Friday, March 13, 2009

Moral quandaries aside, it's time to abolish capital punishment, professor says

—Story by Lori Craig

The death penalty seems to be falling out of favor, but it’s not because people morally oppose the idea of executing vicious criminals. Instead, capital punishment increasingly is debated in terms of how it is applied, raising questions of innocence and wrongful conviction.

So says Frank R. Baumgartner, the Bruce R. Miller and Dean D. LaVigne Professor of Political Science at Penn State University, in his book The Decline of the Death Penalty and the Discovery of Innocence (Cambridge University Press 2008, with Suzanna De Boef and Amber E. Boydstun).

Baumgartner and Jody Armour, the Roy P. Crocker Professor of Law at USC Law, discussed this shift in a Feb. 19 talk, “The Death Penalty: Shifting Public Opinion and the Question of Innocence,” sponsored by USC Law, USC College of Letters, Arts and Sciences, and the Jesse M. Unruh Institute of Politics.

“In a democracy, the state is killing in my name, and if they’re going to kill in my name, I’d like them to get it right,” Baumgartner said. “There’s no reason to suspect that the state would operate flawlessly. We’ve never expected it to. But we’ve never applied the question of criminal justice from that dimension, certainly not the death penalty.

“It’s racist, it’s classist, it’s biased. It’s completely arbitrary,” he added.

Professor Armour, playing devil's advocate, countered by raising the issue of reasonable doubt, suggesting that society is willing to accept the consequences that come along with that burden of proof.
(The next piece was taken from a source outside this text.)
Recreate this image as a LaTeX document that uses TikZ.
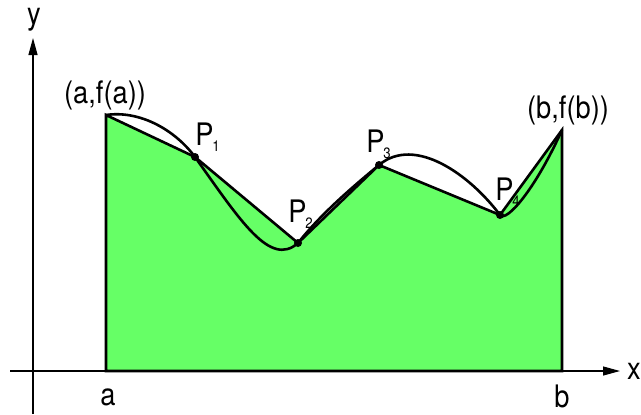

“We knew going in there we’re going to spend some innocent lives by pitching the standard at that level,” Armour said. “These are bad people. Do you want us to feel sympathy for a killer?”

It’s easy to say the system already has safeguards and there is due process, Baumgartner said, but it’s also safe to say there will be some human error.

For example, since the 1970s, 130 death row inmates have been exonerated.

“They were not pardoned. They were found innocent and released from prison altogether,” Baumgartner said. “Many of them had served more than 20 years, and all had served at least 10 years.”

He also pointed to a study by a Columbia Law School professor that said federal judges throw out 68 percent of state death penalty convictions.

“Isn’t that, though, just a necessary evil?” Armour said. “We want to express our condemnation in the strongest possible terms and shouldn’t be denied that. At the end of the day, maybe the cost is worth the benefit.

“At the end of the day, how many of us are going to have to worry about killing somebody and getting away with it?”